[Problem] Copy the lines from the start of the records below through the line containing "import seaborn as sns", both included, and leave out the pictures.

────

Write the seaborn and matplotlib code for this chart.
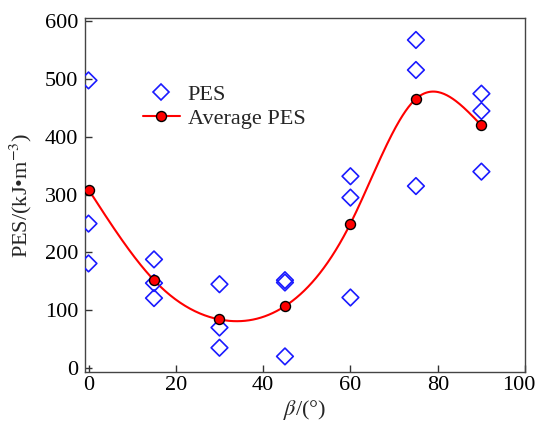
import numpy as np
import pandas as pd
import matplotlib
matplotlib.use("Agg")
import matplotlib.pyplot as plt
import matplotlib.transforms as mtransforms
from matplotlib.lines import Line2D
import seaborn as sns

# ---- data ----
angles = [0, 15, 30, 45, 60, 75, 90]
pes_a = [498, 188, 145, 152, 332, 568, 475]
pes_b = [250, 147, 70, 148, 295, 516, 445]
pes_c = [181, 121, 35, 20, 122, 315, 340]
avg_pes = [309, 152, 84, 107, 250, 466, 420]
x_ticks = [0, 20, 40, 60, 80, 100]
y_ticks = [0, 100, 200, 300, 400, 500, 600]

sns.set_theme(style="ticks")
plt.rcParams["font.family"] = ["Liberation Serif", "DejaVu Serif"]
plt.rcParams["mathtext.fontset"] = "stix"

FS = 16


def natural_spline(x, y, xs):
    x = np.asarray(x, float)
    y = np.asarray(y, float)
    n = len(x)
    h = np.diff(x)
    A = np.zeros((n, n))
    b = np.zeros(n)
    A[0, 0] = A[-1, -1] = 1
    for i in range(1, n - 1):
        A[i, i - 1] = h[i - 1]
        A[i, i] = 2 * (h[i - 1] + h[i])
        A[i, i + 1] = h[i]
        b[i] = 6 * ((y[i + 1] - y[i]) / h[i] - (y[i] - y[i - 1]) / h[i - 1])
    M = np.linalg.solve(A, b)
    out = np.empty_like(xs)
    for k, xv in enumerate(xs):
        i = min(np.searchsorted(x, xv, side="right") - 1, n - 2)
        i = max(i, 0)
        t1 = x[i + 1] - xv
        t0 = xv - x[i]
        out[k] = (M[i] * t1 ** 3 + M[i + 1] * t0 ** 3) / (6 * h[i]) \
            + (y[i] / h[i] - M[i] * h[i] / 6) * t1 \
            + (y[i + 1] / h[i] - M[i + 1] * h[i] / 6) * t0
    return out


scatter_df = pd.DataFrame({
    "beta": angles * 3,
    "pes": pes_a + pes_b + pes_c,
})
avg_df = pd.DataFrame({"beta": angles, "pes": avg_pes})
xs = np.linspace(angles[0], angles[-1], 400)
curve_df = pd.DataFrame({"beta": xs, "pes": natural_spline(angles, avg_pes, xs)})

fig = plt.figure(figsize=(5.36, 4.25), dpi=100)
ax = fig.add_axes([0.1586, 0.1247, 0.821, 0.8329])

blue = "#1a1aff"
sns.scatterplot(data=scatter_df, x="beta", y="pes", ax=ax, marker="D",
                s=72, facecolors="none", edgecolor=blue, linewidth=1.2,
                legend=False, zorder=3)
sns.lineplot(data=curve_df, x="beta", y="pes", ax=ax, color="#ff0000",
             linewidth=1.5, legend=False, zorder=2)
sns.scatterplot(data=avg_df, x="beta", y="pes", ax=ax, marker="o", s=52,
                color="#ff0000", edgecolor="black", linewidth=1.0,
                legend=False, zorder=4)

ax.set_xlim(-0.8, 99.8)
ax.set_ylim(-7, 606)
ax.set_xticks(x_ticks)
ax.set_yticks(y_ticks)
ax.tick_params(direction="in", length=5, width=1, labelsize=FS,
               colors="#333333", labelcolor="black", top=False, right=False)
ax.tick_params(axis="y", pad=5)
ax.tick_params(axis="x", pad=3)
for sp in ax.spines.values():
    sp.set_color("#444444")
    sp.set_linewidth(1.0)

# last x tick label is nudged left so it stays inside the figure, as in the reference
fig.canvas.draw()
last = ax.get_xticklabels()[-1]
last.set_transform(last.get_transform() +
                   mtransforms.ScaledTranslation(-6 / 100, 0, fig.dpi_scale_trans))

ax.set_xlabel(r"$\it{\beta}$/(°)", fontsize=FS, labelpad=2)
ax.set_ylabel(r"PES/(kJ•m$^{-3}$)", fontsize=FS)
ax.yaxis.set_label_coords(-0.116, 0.5)

handles = [
    Line2D([], [], linestyle="none", marker="D", markersize=8.5,
           markerfacecolor="none", markeredgecolor=blue, markeredgewidth=1.2),
    Line2D([], [], color="#ff0000", linewidth=1.5, marker="o", markersize=7.2,
           markerfacecolor="#ff0000", markeredgecolor="black"),
]
fig.legend(handles, ["PES", "Average PES"], loc="upper left",
           bbox_to_anchor=(143 / 536, 1 - 84 / 425), frameon=False,
           fontsize=FS, handlelength=1.65, handletextpad=0.36,
           labelspacing=0.17, borderpad=0, borderaxespad=0)

fig.savefig("out.png", dpi=100)
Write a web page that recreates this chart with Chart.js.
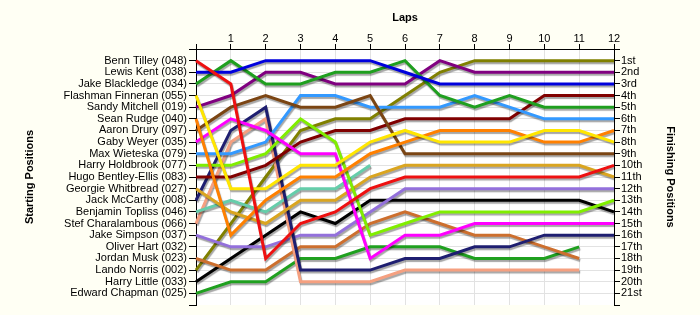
<!DOCTYPE html>
<html>
<head>
<meta charset="utf-8">
<script src="https://cdn.jsdelivr.net/npm/chart.js@4.4.1/dist/chart.umd.min.js"></script>
<style>
  html, body { margin: 0; padding: 0; background: #fffff4; }
  #race { display: block; }
</style>
</head>
<body>
<canvas id="race" width="700" height="315"></canvas>
<script>
// laps along the top, lap 0 = grid position
const laps = ['0', '1', '2', '3', '4', '5', '6', '7', '8', '9', '10', '11', '12']

const startNames = [
  'Benn Tilley (048)', 'Lewis Kent (038)', 'Jake Blackledge (034)', 'Flashman Finneran (055)',
  'Sandy Mitchell (019)', 'Sean Rudge (040)', 'Aaron Drury (097)', 'Gaby Weyer (035)',
  'Max Wieteska (079)', 'Harry Holdbrook (077)', 'Hugo Bentley-Ellis (083)', 'Georgie Whitbread (027)',
  'Jack McCarthy (008)', 'Benjamin Topliss (046)', 'Stef Charalambous (066)', 'Jake Simpson (037)',
  'Oliver Hart (032)', 'Jordan Musk (023)', 'Lando Norris (002)', 'Harry Little (033)',
  'Edward Chapman (025)'
]

const finishLabels = [
  '1st', '2nd', '3rd', '4th', '5th', '6th', '7th', '8th', '9th', '10th', '11th',
  '12th', '13th', '14th', '15th', '16th', '17th', '18th', '19th', '20th', '21st'
]

// position per lap (null = retired)
const bennTilley = [1, 3, 18, 15, 14, 12, 11, 11, 11, 11, 11, 11, 10]
const lewisKent = [2, 2, 1, 1, 1, 1, 2, 3, 3, 3, 3, 3, 3]
const jakeBlackledge = [3, 1, 3, 3, 2, 2, 1, 4, 5, 4, 5, 5, 5]
const flashmanFinneran = [4, 12, 12, 10, 10, 8, 7, 8, 8, 8, 7, 7, 8]
const sandyMitchell = [5, 4, 2, 2, 3, 3, 3, 1, 2, 2, 2, 2, 2]
const seanRudge = [6, 16, 13, 11, 11, 9, 8, 7, 7, 7, 8, 8, 7]
const aaronDrury = [7, 5, 4, 5, 5, 4, 9, 9, 9, 9, 9, 9, 9]
const gabyWeyer = [8, 6, 7, 9, 9, 18, 16, 16, 15, 15, 15, 15, 15]
const maxWieteska = [9, 9, 8, 4, 4, 5, 5, 5, 4, 5, 6, 6, 6]
const harryHoldbrook = [10, 10, 9, 6, 8, 16, 15, 14, 14, 14, 14, 14, 13]
const hugoBentleyEllis = [11, 11, 10, 8, 7, 7, 6, 6, 6, 6, 4, 4, 4]
const georgieWhitbread = [12, 14, 15, 13, 13, 11, 10, 10, 10, 10, 10, 10, 11]
const jackMcCarthy = [13, 7, 5, 19, 19, 19, 18, 18, 17, 17, 16, 16, 16]
const benjaminTopliss = [14, 13, 14, 12, 12, 10, null, null, null, null, null, null, null]
const stefCharalambous = [15, 8, 6, 20, 20, 20, 19, 19, 19, 19, 19, 19, null]
const jakeSimpson = [16, 17, 17, 16, 16, 14, 12, 12, 12, 12, 12, 12, 12]
const jordanMusk = [18, 19, 19, 17, 17, 15, 14, 15, 16, 16, 17, 18, null]
const landoNorris = [19, 15, 11, 7, 6, 6, 4, 2, 1, 1, 1, 1, 1]
const harryLittle = [20, 18, 16, 14, 15, 13, 13, 13, 13, 13, 13, 13, 14]
const edwardChapman = [21, 20, 20, 18, 18, 17, 17, 17, 18, 18, 18, 17, null]

const riders = [
  [startNames[0], bennTilley, '#ee1111'],
  [startNames[1], lewisKent, '#0000dd'],
  [startNames[2], jakeBlackledge, '#1f9f1f'],
  [startNames[3], flashmanFinneran, '#ffe600'],
  [startNames[4], sandyMitchell, '#800080'],
  [startNames[5], seanRudge, '#ff8000'],
  [startNames[6], aaronDrury, '#7b4513'],
  [startNames[7], gabyWeyer, '#ff00ff'],
  [startNames[8], maxWieteska, '#3399ff'],
  [startNames[9], harryHoldbrook, '#80ee00'],
  [startNames[10], hugoBentleyEllis, '#800000'],
  [startNames[11], georgieWhitbread, '#daa520'],
  [startNames[12], jackMcCarthy, '#1e1e70'],
  [startNames[13], benjaminTopliss, '#66cdaa'],
  [startNames[14], stefCharalambous, '#f5a080'],
  [startNames[15], jakeSimpson, '#9370db'],
  [startNames[17], jordanMusk, '#cd6f2e'],
  [startNames[18], landoNorris, '#808000'],
  [startNames[19], harryLittle, '#000000'],
  [startNames[20], edwardChapman, '#1fa01f']
]

const font = { family: 'Liberation Sans, Arial, sans-serif', size: 11, lineHeight: 1 }
const titleFont = { family: 'Liberation Sans, Arial, sans-serif', size: 11, weight: 'bold' }

const plotBackground = {
  id: 'plotBackground',
  beforeDraw(chart) {
    const { ctx, chartArea: a } = chart
    ctx.save()
    ctx.fillStyle = '#fffff4'
    ctx.fillRect(0, 0, chart.width, chart.height)
    ctx.fillStyle = '#ffffff'
    ctx.fillRect(a.left, a.top, a.right - a.left, a.bottom - a.top)
    ctx.restore()
  }
}

const shadow = {
  id: 'shadow',
  beforeDatasetsDraw(chart) {
    const ctx = chart.ctx
    ctx.save()
    ctx.shadowColor = 'rgba(0,0,0,0.35)'
    ctx.shadowOffsetX = 1
    ctx.shadowOffsetY = 2
    ctx.shadowBlur = 1
  },
  afterDatasetsDraw(chart) {
    chart.ctx.restore()
  }
}

function fixSize(prop, size) {
  return function (scale) {
    scale[prop] = size
    scale.paddingTop = 0
    scale.paddingBottom = 0
    scale.paddingLeft = 0
    scale.paddingRight = 0
  }
}

const gridColor = (c) => (c.tick && c.tick.value === 22 ? 'rgba(0,0,0,0)' : '#e2e2e2')

new Chart(document.getElementById('race'), {
  type: 'line',
  data: {
    labels: laps,
    datasets: riders.map(([name, data, color]) => ({
      label: name,
      data: data,
      borderColor: color,
      backgroundColor: color,
      borderWidth: 3,
      pointRadius: 0,
      pointHoverRadius: 0,
      tension: 0,
      fill: false,
      spanGaps: false
    }))
  },
  options: {
    responsive: false,
    animation: false,
    devicePixelRatio: 1,
    layout: { padding: { top: 0, left: 0, right: 0, bottom: 10 } },
    plugins: { legend: { display: false }, tooltip: { enabled: false } },
    scales: {
      x: {
        position: 'top',
        offset: false,
        afterFit: fixSize('height', 49),
        grid: { color: '#e2e2e2', tickColor: '#000', tickLength: 5, offset: false },
        border: { color: '#000', width: 1 },
        ticks: {
          font: font, color: '#000', padding: 0, autoSkip: false, maxRotation: 0,
          callback: (v, i) => (i === 0 ? '' : laps[i])
        },
        title: { display: true, text: 'Laps', font: titleFont, color: '#000', padding: { top: 11, bottom: 0 } }
      },
      y: {
        position: 'left',
        reverse: true,
        min: 0,
        max: 22,
        afterFit: fixSize('width', 196),
        grid: { color: gridColor, tickColor: '#000', tickLength: 7 },
        border: { color: '#000', width: 1 },
        ticks: {
          stepSize: 1, autoSkip: false, font: font, color: '#000', padding: 2,
          callback: (v) => (v >= 1 && v <= 21 ? startNames[v - 1] : '')
        },
        title: { display: true, text: 'Starting Positions', font: titleFont, color: '#000', padding: { top: 23.4, bottom: 0 } }
      },
      y2: {
        position: 'right',
        reverse: true,
        min: 0,
        max: 22,
        afterFit: fixSize('width', 86),
        grid: { drawOnChartArea: false, tickColor: '#000', tickLength: 6 },
        border: { color: '#000', width: 1 },
        ticks: {
          stepSize: 1, autoSkip: false, font: font, color: '#000', padding: 1,
          callback: (v) => (v >= 1 && v <= 21 ? finishLabels[v - 1] : '')
        },
        title: { display: true, text: 'Finishing Positions', font: titleFont, color: '#000', padding: { top: 23.4, bottom: 0 } }
      }
    }
  },
  plugins: [plotBackground, shadow]
})
</script>
</body>
</html>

────

[Correct result]
Write the seaborn and matplotlib code for this chart.
import numpy as np
import pandas as pd
import matplotlib
matplotlib.use("Agg")
import matplotlib.pyplot as plt
import matplotlib.transforms as mtransforms
from matplotlib.lines import Line2D
import seaborn as sns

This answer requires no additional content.